▸ **Prompt**: Retype, with no alterations, every line between the one containing "What React, TypeScript" and the one containing "4.5, 6.3, 2.8];", counting both of those lines too. Pictures are to be left out.

** start of Data entries **

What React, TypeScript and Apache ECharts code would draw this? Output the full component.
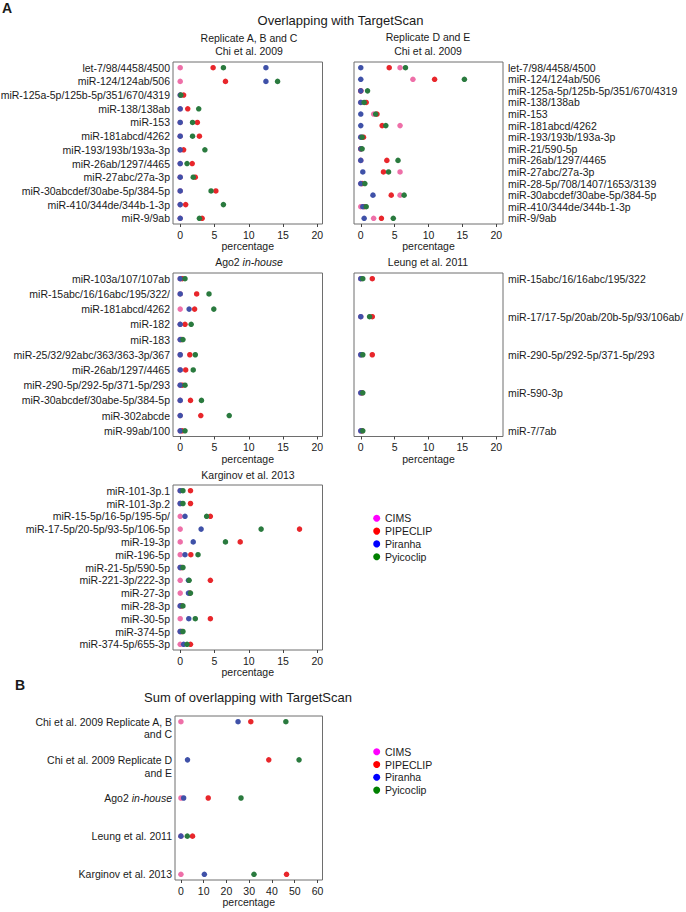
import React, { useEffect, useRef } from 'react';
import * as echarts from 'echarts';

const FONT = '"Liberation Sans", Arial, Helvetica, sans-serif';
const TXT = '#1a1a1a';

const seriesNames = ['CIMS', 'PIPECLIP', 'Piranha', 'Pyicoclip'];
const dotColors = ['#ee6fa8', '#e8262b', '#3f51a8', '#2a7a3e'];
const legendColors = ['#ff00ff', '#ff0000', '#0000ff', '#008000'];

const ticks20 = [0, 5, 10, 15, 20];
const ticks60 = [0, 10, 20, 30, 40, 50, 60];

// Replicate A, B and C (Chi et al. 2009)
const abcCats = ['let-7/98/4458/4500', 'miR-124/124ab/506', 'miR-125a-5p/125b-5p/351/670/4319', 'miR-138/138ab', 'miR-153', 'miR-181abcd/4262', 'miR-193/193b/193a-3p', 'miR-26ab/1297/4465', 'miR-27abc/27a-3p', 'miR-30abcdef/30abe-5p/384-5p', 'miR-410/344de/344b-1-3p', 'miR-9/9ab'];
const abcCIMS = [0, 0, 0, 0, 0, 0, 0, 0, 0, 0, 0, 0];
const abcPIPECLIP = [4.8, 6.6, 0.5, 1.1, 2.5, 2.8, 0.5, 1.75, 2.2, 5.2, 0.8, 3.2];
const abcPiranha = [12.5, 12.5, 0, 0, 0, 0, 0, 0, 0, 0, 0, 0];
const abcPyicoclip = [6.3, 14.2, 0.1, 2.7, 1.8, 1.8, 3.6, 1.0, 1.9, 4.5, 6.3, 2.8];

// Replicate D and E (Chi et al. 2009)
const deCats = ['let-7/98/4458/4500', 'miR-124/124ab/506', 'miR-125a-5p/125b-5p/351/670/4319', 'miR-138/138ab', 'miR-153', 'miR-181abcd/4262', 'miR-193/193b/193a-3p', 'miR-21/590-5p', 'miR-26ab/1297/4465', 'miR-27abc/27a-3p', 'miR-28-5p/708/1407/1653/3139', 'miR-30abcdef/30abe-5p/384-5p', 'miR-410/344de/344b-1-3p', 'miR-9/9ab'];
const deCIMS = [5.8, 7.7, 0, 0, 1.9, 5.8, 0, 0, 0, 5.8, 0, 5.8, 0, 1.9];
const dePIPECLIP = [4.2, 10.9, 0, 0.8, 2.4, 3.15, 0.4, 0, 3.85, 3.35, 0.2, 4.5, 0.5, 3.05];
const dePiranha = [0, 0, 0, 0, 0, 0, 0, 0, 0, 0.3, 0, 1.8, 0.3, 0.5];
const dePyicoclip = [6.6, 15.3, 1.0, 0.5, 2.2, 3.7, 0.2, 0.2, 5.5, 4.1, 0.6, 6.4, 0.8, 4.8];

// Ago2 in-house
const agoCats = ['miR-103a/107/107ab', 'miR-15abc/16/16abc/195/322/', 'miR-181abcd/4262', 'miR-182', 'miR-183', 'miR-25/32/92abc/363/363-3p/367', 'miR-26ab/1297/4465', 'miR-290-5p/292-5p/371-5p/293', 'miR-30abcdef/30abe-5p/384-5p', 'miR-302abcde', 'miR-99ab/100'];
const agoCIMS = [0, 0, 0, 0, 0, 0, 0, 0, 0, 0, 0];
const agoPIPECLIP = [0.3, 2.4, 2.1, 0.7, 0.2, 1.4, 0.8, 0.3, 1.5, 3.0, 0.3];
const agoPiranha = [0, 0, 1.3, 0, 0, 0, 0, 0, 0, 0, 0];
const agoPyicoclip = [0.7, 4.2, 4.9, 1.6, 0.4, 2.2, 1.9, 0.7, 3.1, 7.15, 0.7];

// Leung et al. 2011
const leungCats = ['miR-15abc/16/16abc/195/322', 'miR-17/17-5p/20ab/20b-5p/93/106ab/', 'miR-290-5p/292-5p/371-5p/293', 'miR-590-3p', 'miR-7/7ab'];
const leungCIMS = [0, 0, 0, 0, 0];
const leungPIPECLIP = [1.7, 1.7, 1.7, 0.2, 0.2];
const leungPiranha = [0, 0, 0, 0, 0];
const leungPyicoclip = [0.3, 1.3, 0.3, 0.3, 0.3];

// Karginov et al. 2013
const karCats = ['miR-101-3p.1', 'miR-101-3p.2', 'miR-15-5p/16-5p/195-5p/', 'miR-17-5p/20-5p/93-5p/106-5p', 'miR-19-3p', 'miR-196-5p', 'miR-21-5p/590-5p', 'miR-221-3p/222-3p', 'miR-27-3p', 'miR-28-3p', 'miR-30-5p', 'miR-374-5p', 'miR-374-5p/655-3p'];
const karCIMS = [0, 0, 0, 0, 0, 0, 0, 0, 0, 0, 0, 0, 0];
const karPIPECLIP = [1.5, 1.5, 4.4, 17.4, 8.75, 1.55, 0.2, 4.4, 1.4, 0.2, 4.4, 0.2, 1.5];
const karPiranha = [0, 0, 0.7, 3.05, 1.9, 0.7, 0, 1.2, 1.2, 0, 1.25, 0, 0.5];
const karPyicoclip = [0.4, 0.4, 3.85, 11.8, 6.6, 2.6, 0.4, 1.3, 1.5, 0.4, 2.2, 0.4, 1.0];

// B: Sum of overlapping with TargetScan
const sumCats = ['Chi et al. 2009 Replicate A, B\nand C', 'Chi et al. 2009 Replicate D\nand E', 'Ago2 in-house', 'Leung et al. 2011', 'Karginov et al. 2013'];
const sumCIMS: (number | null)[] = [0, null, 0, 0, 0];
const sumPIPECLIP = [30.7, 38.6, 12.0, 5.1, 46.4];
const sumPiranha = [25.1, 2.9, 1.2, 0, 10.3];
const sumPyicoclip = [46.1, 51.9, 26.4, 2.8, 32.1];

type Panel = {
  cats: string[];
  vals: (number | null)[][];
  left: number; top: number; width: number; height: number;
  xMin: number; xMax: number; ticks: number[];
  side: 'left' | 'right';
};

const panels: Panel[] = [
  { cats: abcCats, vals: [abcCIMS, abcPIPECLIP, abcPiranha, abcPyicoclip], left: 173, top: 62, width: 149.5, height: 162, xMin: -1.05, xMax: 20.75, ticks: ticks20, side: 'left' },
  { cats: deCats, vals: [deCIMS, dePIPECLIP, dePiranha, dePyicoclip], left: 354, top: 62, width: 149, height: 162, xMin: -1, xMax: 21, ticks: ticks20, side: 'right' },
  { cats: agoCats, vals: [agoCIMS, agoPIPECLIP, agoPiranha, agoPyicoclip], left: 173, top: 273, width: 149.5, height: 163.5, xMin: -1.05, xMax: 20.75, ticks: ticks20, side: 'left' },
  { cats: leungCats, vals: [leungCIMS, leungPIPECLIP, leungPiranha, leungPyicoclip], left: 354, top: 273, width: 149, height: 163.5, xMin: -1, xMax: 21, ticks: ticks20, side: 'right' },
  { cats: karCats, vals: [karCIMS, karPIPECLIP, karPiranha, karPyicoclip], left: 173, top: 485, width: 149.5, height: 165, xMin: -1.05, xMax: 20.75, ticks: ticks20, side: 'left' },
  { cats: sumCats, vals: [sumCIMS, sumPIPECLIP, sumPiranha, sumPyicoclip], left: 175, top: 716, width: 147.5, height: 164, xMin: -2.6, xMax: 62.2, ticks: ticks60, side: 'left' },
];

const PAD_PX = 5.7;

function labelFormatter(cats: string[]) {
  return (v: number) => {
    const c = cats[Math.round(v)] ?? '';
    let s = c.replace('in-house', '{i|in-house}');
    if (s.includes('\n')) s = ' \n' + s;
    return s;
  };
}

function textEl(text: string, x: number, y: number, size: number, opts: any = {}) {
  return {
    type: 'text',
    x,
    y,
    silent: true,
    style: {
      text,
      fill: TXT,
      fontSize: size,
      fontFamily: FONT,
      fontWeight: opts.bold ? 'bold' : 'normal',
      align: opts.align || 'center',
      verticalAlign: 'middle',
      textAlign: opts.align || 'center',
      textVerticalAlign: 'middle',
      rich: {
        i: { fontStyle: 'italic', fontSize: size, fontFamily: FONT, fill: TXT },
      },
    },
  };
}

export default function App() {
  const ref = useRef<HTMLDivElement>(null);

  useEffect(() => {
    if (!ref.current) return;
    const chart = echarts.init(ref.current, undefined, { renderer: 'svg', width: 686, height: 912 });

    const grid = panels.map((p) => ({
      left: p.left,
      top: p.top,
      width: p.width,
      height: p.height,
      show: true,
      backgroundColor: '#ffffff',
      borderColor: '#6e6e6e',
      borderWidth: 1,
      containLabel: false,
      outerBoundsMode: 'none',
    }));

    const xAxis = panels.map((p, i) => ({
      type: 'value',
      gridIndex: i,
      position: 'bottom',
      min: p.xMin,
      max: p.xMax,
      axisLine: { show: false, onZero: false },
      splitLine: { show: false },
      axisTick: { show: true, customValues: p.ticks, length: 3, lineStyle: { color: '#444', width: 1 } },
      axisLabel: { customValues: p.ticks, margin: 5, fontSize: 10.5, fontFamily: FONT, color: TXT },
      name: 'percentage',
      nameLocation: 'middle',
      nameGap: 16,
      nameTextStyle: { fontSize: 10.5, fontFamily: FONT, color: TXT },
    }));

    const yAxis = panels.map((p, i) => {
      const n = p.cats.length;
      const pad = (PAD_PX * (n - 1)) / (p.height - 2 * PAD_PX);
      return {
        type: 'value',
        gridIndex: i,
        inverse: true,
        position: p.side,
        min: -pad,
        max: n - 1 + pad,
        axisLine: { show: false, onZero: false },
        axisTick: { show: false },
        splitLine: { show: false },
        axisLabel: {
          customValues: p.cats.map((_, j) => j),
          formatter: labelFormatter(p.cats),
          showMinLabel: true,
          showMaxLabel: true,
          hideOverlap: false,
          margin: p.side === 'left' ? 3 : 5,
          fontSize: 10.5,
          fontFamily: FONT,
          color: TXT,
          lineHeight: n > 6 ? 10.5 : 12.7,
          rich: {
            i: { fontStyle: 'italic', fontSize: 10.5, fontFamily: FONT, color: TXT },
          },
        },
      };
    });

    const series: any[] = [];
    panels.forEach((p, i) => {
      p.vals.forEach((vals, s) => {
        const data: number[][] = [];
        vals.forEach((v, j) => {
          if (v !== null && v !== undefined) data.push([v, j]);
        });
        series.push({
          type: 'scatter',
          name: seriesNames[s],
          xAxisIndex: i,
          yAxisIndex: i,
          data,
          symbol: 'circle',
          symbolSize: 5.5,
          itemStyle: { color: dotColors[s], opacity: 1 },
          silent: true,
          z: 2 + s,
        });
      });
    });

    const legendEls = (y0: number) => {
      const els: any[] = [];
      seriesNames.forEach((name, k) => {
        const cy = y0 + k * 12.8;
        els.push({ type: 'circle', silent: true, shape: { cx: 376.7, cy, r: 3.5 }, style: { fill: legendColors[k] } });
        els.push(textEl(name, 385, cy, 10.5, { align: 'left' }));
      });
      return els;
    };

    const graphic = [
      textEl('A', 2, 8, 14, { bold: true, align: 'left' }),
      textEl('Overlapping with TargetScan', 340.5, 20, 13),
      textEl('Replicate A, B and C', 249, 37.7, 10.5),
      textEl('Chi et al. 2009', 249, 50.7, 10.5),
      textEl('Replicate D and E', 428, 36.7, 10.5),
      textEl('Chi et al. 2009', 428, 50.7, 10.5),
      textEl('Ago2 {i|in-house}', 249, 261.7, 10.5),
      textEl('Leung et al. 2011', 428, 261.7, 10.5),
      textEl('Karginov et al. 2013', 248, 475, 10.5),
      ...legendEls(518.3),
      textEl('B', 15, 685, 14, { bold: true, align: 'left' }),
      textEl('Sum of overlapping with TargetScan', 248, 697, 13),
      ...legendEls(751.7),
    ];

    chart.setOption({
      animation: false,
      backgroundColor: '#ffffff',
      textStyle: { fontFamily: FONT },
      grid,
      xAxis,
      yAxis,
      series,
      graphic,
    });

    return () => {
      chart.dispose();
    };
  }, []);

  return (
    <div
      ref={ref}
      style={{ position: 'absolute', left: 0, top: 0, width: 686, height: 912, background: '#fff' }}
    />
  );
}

** end of Data entries **
** start of Data entries **

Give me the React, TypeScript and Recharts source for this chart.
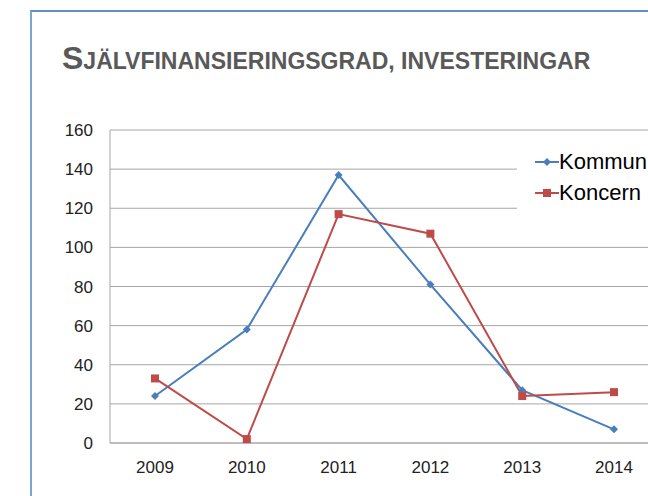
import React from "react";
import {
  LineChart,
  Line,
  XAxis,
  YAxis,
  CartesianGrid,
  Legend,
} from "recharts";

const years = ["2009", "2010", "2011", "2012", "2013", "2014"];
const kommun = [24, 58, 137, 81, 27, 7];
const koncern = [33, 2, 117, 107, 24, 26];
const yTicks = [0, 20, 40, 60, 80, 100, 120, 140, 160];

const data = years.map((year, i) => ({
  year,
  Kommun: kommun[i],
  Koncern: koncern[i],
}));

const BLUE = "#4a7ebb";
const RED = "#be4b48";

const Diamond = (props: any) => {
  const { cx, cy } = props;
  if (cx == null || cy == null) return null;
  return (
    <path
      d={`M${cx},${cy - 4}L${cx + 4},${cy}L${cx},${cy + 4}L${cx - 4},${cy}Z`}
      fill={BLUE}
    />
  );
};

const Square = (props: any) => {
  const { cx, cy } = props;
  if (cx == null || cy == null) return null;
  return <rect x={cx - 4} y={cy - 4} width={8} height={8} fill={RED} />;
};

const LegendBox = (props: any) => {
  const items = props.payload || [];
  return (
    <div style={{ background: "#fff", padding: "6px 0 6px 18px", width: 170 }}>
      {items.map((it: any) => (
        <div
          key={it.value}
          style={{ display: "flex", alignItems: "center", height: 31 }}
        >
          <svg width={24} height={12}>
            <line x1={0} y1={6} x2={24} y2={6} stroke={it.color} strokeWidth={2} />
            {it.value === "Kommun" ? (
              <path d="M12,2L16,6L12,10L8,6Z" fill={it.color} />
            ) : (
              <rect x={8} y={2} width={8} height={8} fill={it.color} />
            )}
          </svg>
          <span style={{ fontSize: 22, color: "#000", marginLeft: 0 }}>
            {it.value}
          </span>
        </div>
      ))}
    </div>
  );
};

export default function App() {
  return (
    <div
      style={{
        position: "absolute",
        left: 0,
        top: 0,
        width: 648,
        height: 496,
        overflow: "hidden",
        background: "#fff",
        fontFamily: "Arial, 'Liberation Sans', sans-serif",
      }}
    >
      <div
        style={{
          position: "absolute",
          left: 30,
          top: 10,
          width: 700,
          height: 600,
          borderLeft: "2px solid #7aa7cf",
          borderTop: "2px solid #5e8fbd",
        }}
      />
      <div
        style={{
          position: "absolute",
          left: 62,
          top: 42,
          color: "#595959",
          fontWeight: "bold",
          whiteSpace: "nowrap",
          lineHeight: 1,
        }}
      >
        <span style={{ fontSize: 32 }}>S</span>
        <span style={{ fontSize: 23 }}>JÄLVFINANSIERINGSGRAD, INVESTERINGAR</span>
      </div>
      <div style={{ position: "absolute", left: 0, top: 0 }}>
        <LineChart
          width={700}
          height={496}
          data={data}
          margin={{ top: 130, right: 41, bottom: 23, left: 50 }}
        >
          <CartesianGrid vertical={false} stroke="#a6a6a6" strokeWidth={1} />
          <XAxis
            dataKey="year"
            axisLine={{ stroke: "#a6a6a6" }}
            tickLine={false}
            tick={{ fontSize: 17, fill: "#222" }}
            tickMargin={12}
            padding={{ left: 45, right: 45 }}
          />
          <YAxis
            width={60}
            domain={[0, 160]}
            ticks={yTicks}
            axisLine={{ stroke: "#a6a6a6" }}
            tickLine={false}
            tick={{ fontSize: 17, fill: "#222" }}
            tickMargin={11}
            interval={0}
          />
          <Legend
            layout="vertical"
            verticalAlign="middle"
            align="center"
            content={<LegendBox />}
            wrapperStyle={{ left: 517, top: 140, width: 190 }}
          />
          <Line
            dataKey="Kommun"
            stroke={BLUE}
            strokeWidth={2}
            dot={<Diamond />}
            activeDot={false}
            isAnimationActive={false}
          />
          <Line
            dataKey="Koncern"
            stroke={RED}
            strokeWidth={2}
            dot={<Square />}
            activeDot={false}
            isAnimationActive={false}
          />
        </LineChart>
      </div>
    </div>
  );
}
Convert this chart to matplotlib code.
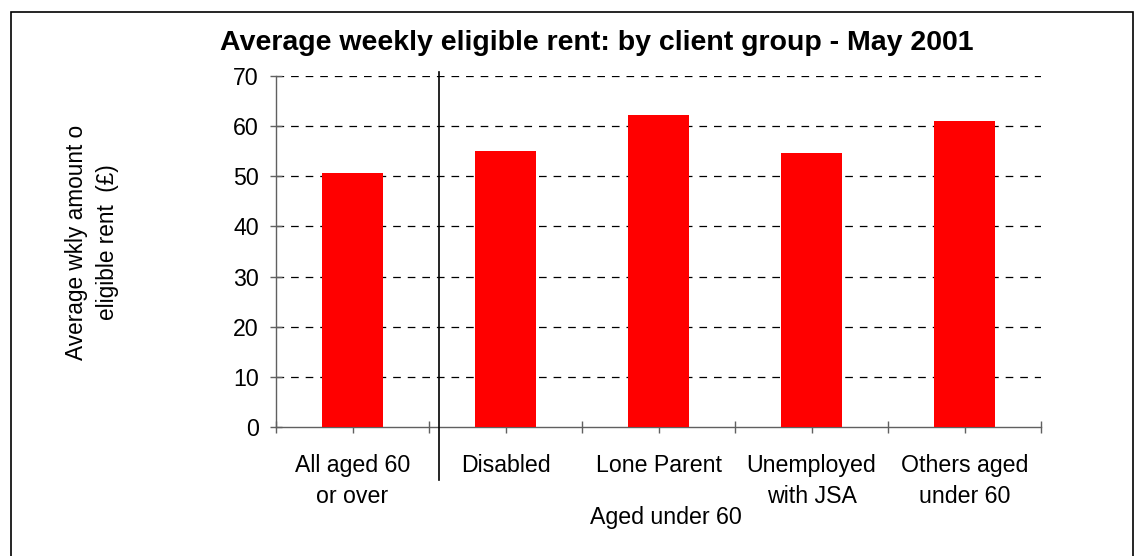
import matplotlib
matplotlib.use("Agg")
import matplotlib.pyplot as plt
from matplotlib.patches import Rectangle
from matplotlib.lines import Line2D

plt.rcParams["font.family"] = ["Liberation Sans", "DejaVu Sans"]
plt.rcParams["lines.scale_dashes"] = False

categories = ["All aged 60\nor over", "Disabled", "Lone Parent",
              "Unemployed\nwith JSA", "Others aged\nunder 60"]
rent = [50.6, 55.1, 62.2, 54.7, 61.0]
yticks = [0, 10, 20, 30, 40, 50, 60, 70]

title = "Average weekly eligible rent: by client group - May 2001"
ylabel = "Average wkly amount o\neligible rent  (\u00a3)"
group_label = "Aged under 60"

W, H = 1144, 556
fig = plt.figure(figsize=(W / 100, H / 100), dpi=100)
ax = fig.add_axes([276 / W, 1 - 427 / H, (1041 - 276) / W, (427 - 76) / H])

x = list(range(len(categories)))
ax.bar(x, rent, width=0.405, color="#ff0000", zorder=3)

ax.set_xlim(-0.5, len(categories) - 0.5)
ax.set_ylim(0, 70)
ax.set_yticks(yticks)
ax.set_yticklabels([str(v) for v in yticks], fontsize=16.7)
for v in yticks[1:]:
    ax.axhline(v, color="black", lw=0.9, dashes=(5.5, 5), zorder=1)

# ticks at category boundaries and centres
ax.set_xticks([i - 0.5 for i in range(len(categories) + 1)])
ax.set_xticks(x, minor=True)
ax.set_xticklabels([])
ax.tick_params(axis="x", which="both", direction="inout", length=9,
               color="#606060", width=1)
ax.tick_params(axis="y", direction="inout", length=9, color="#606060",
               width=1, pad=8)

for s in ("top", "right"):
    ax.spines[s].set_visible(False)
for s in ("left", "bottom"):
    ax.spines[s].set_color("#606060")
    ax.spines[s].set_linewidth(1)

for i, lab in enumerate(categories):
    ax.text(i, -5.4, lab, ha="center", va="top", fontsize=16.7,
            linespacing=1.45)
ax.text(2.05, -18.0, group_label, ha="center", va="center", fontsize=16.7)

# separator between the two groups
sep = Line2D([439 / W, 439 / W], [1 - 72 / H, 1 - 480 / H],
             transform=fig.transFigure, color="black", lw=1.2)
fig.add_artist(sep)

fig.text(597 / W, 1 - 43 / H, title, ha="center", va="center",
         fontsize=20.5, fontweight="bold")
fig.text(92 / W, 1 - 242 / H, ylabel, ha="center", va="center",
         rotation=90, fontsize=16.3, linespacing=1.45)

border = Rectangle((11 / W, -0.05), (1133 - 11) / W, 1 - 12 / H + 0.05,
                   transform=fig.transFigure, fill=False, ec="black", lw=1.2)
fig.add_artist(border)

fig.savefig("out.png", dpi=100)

** end of Data entries **

▸ **Solution**:
What React, TypeScript and Apache ECharts code would draw this? Output the full component.
import React, { useEffect, useRef } from 'react';
import * as echarts from 'echarts';

const FONT = '"Liberation Sans", Arial, Helvetica, sans-serif';
const TXT = '#1a1a1a';

const seriesNames = ['CIMS', 'PIPECLIP', 'Piranha', 'Pyicoclip'];
const dotColors = ['#ee6fa8', '#e8262b', '#3f51a8', '#2a7a3e'];
const legendColors = ['#ff00ff', '#ff0000', '#0000ff', '#008000'];

const ticks20 = [0, 5, 10, 15, 20];
const ticks60 = [0, 10, 20, 30, 40, 50, 60];

// Replicate A, B and C (Chi et al. 2009)
const abcCats = ['let-7/98/4458/4500', 'miR-124/124ab/506', 'miR-125a-5p/125b-5p/351/670/4319', 'miR-138/138ab', 'miR-153', 'miR-181abcd/4262', 'miR-193/193b/193a-3p', 'miR-26ab/1297/4465', 'miR-27abc/27a-3p', 'miR-30abcdef/30abe-5p/384-5p', 'miR-410/344de/344b-1-3p', 'miR-9/9ab'];
const abcCIMS = [0, 0, 0, 0, 0, 0, 0, 0, 0, 0, 0, 0];
const abcPIPECLIP = [4.8, 6.6, 0.5, 1.1, 2.5, 2.8, 0.5, 1.75, 2.2, 5.2, 0.8, 3.2];
const abcPiranha = [12.5, 12.5, 0, 0, 0, 0, 0, 0, 0, 0, 0, 0];
const abcPyicoclip = [6.3, 14.2, 0.1, 2.7, 1.8, 1.8, 3.6, 1.0, 1.9, 4.5, 6.3, 2.8];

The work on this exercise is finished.